Major health care organizations respond to stage 3 MU ruling

The proposed stage 3 meaningful use standards issued by the Centers for Medicare & Medicaid Services have been opened for public comment and have received a sea of feedback from organizations throughout the health care industry. The goal of the new requirements is to provide eligible hospitals and health professionals that participate in the EHR Incentive Programs with more flexibility with reporting dates and to increase the interoperability of electronic health records. 

CHIME urges CMS to shorten reporting period
Many of the industry's largest organizations have responded to the eight objectives highlighted in the draft, showing a mix of support and frustration. One statement released by the College of Healthcare Information Management Executives comments on the CMS's meaningful use rule and the Office of the National Coordinator for Health Information Technology's certification rule. Although the organization announced its support for the new flexibility as a part of the MU objectives, it is concerned with the industry's goal to bring all Medicare providers together with one single MU rule in 2018. However, it added that the idea of a simplified and more direct MU ruling is promising if it can be achieved successfully. 

The CHIME also noted that it, along with other stakeholders, has played a major role in the EHR Incentive Programs over the years and that the potential of meaningful use standards to enhance the country's health care system has become clear. The association hopes that the stage 3 objectives will assist providers in increasing their practices' IT adoption to improve care coordination, interoperability and patient engagement.

However, the CHIME feels that there are still flexibility issues with the 2015 EHR reporting period and has asked that the CMS consider possible revisions. Once there have been additional policy alterations made to the stage 3 MU regulations, they will be more efficient at enhancing the quality of care across the industry.

"We do, however, urge CMS to quickly publish the proposed rule alluded to in Dr. Conway's January 29 announcement. We were encouraged by the signals to shorten the 2015 EHR reporting period from 365 to 90 days and make other program improvements through a follow-on rule. We call on CMS to propose policy changes to the 'all-or-nothing' construct, lengthen timing between required Stage upgrades, and consider much-needed revisions to the hardship exception categories. These changes will enable far better participation among providers, which will in turn, keep them on a path toward improved care through health IT," the announcement read. 

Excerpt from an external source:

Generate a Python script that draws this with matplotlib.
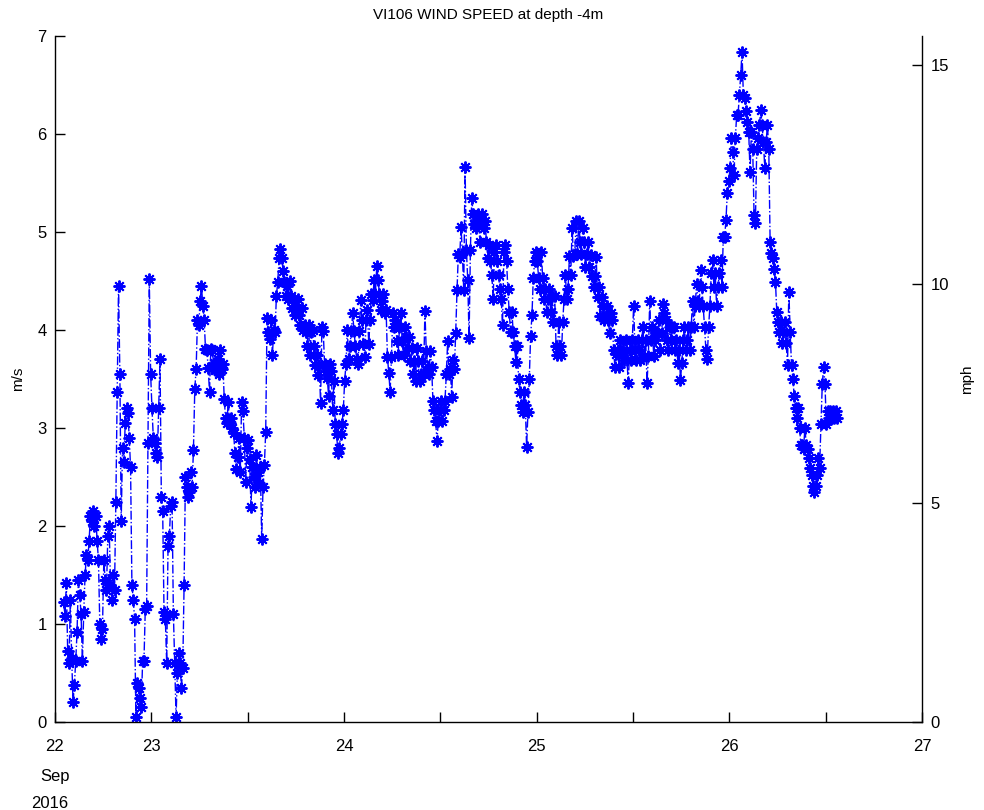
import numpy as np
import matplotlib
matplotlib.use("Agg")
import matplotlib.pyplot as plt

plt.rcParams['font.family'] = ['Liberation Sans', 'DejaVu Sans']

title = "VI106 WIND SPEED at depth -4m"

# sampling: start day (Sep 2016) and 10-minute step
t_start = 22.545
step_days = 1.0 / 144.0

speed_ms = [
    1.22, 1.08, 1.42, 0.72, 0.60, 1.25, 0.65, 0.20, 0.38, 0.62, 0.92, 1.45,
    1.30, 1.10, 0.62, 1.12, 1.50, 1.70, 1.65, 1.85, 2.10, 2.05, 2.15, 2.00,
    2.10, 1.85, 1.65, 1.00, 0.85, 0.95, 1.65, 1.45, 1.35, 1.90, 2.00, 1.40,
    1.25, 1.50, 1.35, 2.25, 3.37, 4.45, 3.55, 2.05, 2.80, 2.65, 3.05, 3.20,
    3.15, 2.90, 2.60, 1.40, 1.25, 1.05, 0.05, 0.40, 0.35, 0.25, 0.15, 0.62,
    0.62, 1.15, 1.18, 2.85, 4.52, 3.55, 3.20, 2.90, 2.85, 2.75, 2.70, 3.20,
    3.70, 2.30, 2.15, 1.12, 1.05, 0.60, 1.80, 1.90, 2.20, 2.25, 1.10, 0.60,
    0.05, 0.50, 0.70, 0.60, 0.35, 0.55, 1.40, 2.50, 2.40, 2.30, 2.35, 2.55,
    2.40, 2.78, 3.40, 3.60, 4.10, 4.05, 4.30, 4.45, 4.25, 4.10, 3.81, 3.80,
    3.61, 3.37, 3.81, 3.80, 3.66, 3.59, 3.62, 3.70, 3.55, 3.80, 3.60, 3.65,
    3.30, 3.10, 3.05, 3.27, 3.05, 3.10, 3.00, 2.95, 2.75, 2.58, 2.70, 2.90,
    2.55, 3.27, 3.17, 2.90, 2.45, 2.80, 2.88, 2.68, 2.19, 2.60, 2.50, 2.40,
    2.72, 2.55, 2.44, 2.60, 1.87, 2.40, 2.62, 2.96, 4.12, 3.98, 3.91, 4.10,
    3.74, 4.00, 3.98, 4.35, 4.49, 4.73, 4.83, 4.73, 4.60, 4.49, 4.35, 4.45,
    4.32, 4.50, 4.35, 4.22, 4.32, 4.15, 4.22, 4.32, 4.15, 4.05, 4.22, 4.00,
    4.05, 3.98, 3.84, 4.05, 3.74, 3.98, 4.00, 3.84, 3.64, 3.74, 3.54, 3.64,
    3.26, 4.03, 3.99, 3.65, 3.58, 3.51, 3.33, 3.65, 3.58, 3.18, 3.48, 3.04,
    2.94, 2.74, 2.80, 2.94, 3.04, 3.18, 3.48, 3.65, 4.00, 3.70, 3.84, 3.99,
    4.17, 3.99, 3.84, 3.70, 3.65, 3.99, 4.31, 4.10, 3.86, 3.72, 4.10, 4.20,
    3.86, 4.10, 4.37, 4.31, 4.51, 4.37, 4.65, 4.51, 4.37, 4.20, 4.30, 4.37,
    4.17, 4.20, 3.72, 3.56, 3.37, 3.72, 4.17, 4.03, 4.10, 3.89, 3.75, 4.03,
    4.17, 3.89, 3.75, 4.03, 3.93, 3.82, 3.93, 3.68, 3.82, 3.55, 3.68, 3.48,
    3.82, 3.68, 3.48, 3.55, 3.68, 3.55, 4.19, 3.79, 3.62, 3.55, 3.79, 3.62,
    3.28, 3.18, 3.07, 2.87, 3.07, 3.18, 3.28, 3.07, 3.18, 3.28, 3.55, 3.89,
    3.55, 3.60, 3.32, 3.69, 3.60, 3.97, 4.41, 4.78, 4.75, 5.05, 4.78, 4.41,
    5.66, 4.82, 4.51, 3.92, 4.82, 5.35, 5.18, 5.08, 5.04, 5.11, 5.18, 4.90,
    5.08, 5.18, 5.04, 5.11, 4.90, 4.73, 4.87, 4.70, 4.56, 4.32, 4.80, 4.87,
    4.70, 4.56, 4.42, 4.32, 4.05, 4.80, 4.87, 4.70, 4.42, 4.18, 3.98, 4.18,
    3.98, 3.84, 3.67, 3.84, 3.50, 3.37, 3.23, 3.16, 3.37, 3.23, 2.81, 3.16,
    3.50, 3.94, 4.15, 4.53, 4.70, 4.80, 4.70, 4.53, 4.42, 4.80, 4.53, 4.32,
    4.42, 4.18, 4.32, 4.42, 4.18, 4.35, 4.08, 4.35, 3.84, 3.74, 4.08, 3.84,
    3.74, 4.08, 4.32, 4.56, 4.32, 4.42, 4.76, 4.56, 5.04, 4.76, 4.78, 5.11,
    4.78, 5.11, 4.90, 4.78, 5.04, 4.90, 4.64, 4.78, 4.90, 4.64, 4.77, 4.55,
    4.44, 4.55, 4.75, 4.34, 4.44, 4.14, 4.34, 4.24, 4.10, 4.14, 4.24, 4.10,
    3.97, 4.17, 4.10, 3.80, 3.62, 3.76, 3.80, 3.62, 3.90, 3.76, 3.80, 3.69,
    3.90, 3.69, 3.46, 3.80, 3.69, 3.90, 4.25, 3.80, 3.69, 3.90, 3.80, 3.69,
    3.90, 4.03, 3.73, 3.90, 3.46, 3.73, 4.30, 3.90, 4.03, 3.73, 3.90, 3.97,
    3.97, 4.10, 3.80, 3.97, 4.27, 4.17, 4.10, 3.90, 3.80, 4.03, 3.90, 4.03,
    4.03, 3.80, 3.90, 3.66, 3.80, 3.49, 3.66, 3.90, 4.03, 3.80, 3.90, 4.03,
    3.80, 4.03, 4.30, 4.03, 4.24, 4.47, 4.30, 4.24, 4.61, 4.44, 4.24, 4.03,
    3.80, 3.70, 4.03, 4.24, 4.58, 4.71, 4.44, 4.58, 4.24, 4.44, 4.58, 4.71,
    4.44, 4.95, 4.95, 5.12, 5.40, 5.52, 5.65, 5.96, 5.82, 5.58, 5.96, 6.19,
    6.19, 6.40, 6.60, 6.84, 6.40, 6.37, 6.23, 6.12, 6.02, 5.61, 6.02, 5.85,
    5.17, 5.09, 5.85, 5.96, 6.09, 6.24, 6.09, 5.92, 5.65, 5.92, 6.09, 5.85,
    4.90, 4.79, 4.73, 4.62, 4.49, 4.18, 4.08, 3.98, 4.08, 3.87, 3.98, 4.08,
    3.87, 3.64, 4.39, 3.98, 3.64, 3.50, 3.33, 3.20, 3.10, 3.20, 3.00, 2.83,
    2.83, 2.79, 3.00, 2.83, 2.79, 2.69, 2.59, 2.52, 2.41, 2.35, 2.41, 2.52,
    2.69, 2.59, 3.04, 3.45, 3.62, 3.45, 3.04, 3.17, 3.10, 3.17, 3.10, 3.17,
    3.10, 3.17, 3.10,
]

x_ticks = [22.5, 23.0, 23.5, 24.0, 24.5, 25.0, 25.5, 26.0, 26.5, 27.0]
x_tick_labels = ['22', '23', '', '24', '', '25', '', '26', '', '27']
y_ticks_ms = [0, 1, 2, 3, 4, 5, 6, 7]
y_ticks_mph = [0, 5, 10, 15]
MS_TO_MPH = 2.23694

days = t_start + step_days * np.arange(len(speed_ms))

fig = plt.figure(figsize=(9.84, 8.10), dpi=100)
ax = fig.add_axes([55/984, 1 - 722/810, (922-55)/984, (722-36)/810])

blue = (0, 0, 1)
ax.plot(days, speed_ms, linestyle='-.', color=blue, linewidth=1.0,
        marker=(8, 2, 0), markersize=8.5, markeredgewidth=1.4,
        markeredgecolor=blue, markerfacecolor=blue)

ax.set_xlim(22.5, 27.0)
ax.set_ylim(0, 7)
ax.set_xticks(x_ticks)
ax.set_xticklabels(x_tick_labels)
ax.set_yticks(y_ticks_ms)
ax.tick_params(direction='in', length=7, width=1, labelsize=12, colors='black')
ax.tick_params(axis='x', pad=12)
ax.tick_params(axis='y', pad=6)
ax.spines['top'].set_visible(False)
ax.spines['right'].set_visible(False)
for s in ('left', 'bottom'):
    ax.spines[s].set_linewidth(1.0)
ax.set_ylabel('m/s', fontsize=11, labelpad=9)

ax2 = ax.twinx()
ax2.set_ylim(0, 7 * MS_TO_MPH)
ax2.set_yticks(y_ticks_mph)
ax2.tick_params(direction='in', length=7, width=1, labelsize=12, pad=6)
ax2.spines['top'].set_visible(False)
ax2.spines['left'].set_visible(False)
ax2.spines['bottom'].set_visible(False)
ax2.spines['right'].set_linewidth(1.0)
ax2.set_ylabel('mph', fontsize=11, labelpad=8)

fig.text(488/984, 1 - 15/810, title, ha='center', va='center', fontsize=11)
fig.text(55/984, 1 - 776/810, 'Sep', ha='center', va='center', fontsize=12)
fig.text(50/984, 1 - 804/810, '2016', ha='center', va='center', fontsize=12)

fig.savefig('out.png', dpi=100)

ACC supports CHIME statement
In addition to the statement from the CHIME, there was one released from the American College of Cardiology President Kim Allan Williams, M.D., on the organization's reaction to the proposed ruling. It called attention to its long-term support of EHR adoption. However, the most recent regulations implemented by the EHR Incentive Programs have been more about "checking the box" instead of improving care delivery to achieve better patient care.

Williams also noted that the ACC is worried by the new rule that requires all physicians to report to a full calendar year. This is an issue for first-time participants who will find that it takes time to implement an EHR system. As seen from the CHIME's statement, the ACC is not the only organization in the industry that finds the EHR reporting period of a full calendar year a major problem, and many have asked the CMS to revise it to a 90-day period.

AHA announces concern over unaddressed medical problems
The American Hospital Association responded to the new stage 3 MU objectives by stating its concern that the multiple issues being faced in the medical industry have been ignored due to the focus on advancing meaningful use for health IT.

Linda E. Fishman, senior vice president of public policy analysis and development at AHA, explained that the new ruling issued by the CMS shows that the federal agency is primarily concerned with creating policies with goals for the future instead of seeing to the problems that the industry is presently facing. For example, instead of providing flexibility for providers during the 2015 reporting year, the CMS responded with a whole new set of meaningful use requirements that will only increase the burden placed on providers. Fishman pointed out that the 35 percent of hospitals and the similar number of physicians that have met stage 2 meaningful use regulations should have prevented the CMS from developing stage 3 requirements.

The AHA joins other major organizations within the industry in urging the CMS to create more flexible rules for 2015. Hospitals throughout the country may be supportive when it comes to EHR adoption, but before they can confidently continue to invest in more health IT, the issues currently faced by providers and hospitals need to be addressed. This is the only way that care quality can be improved.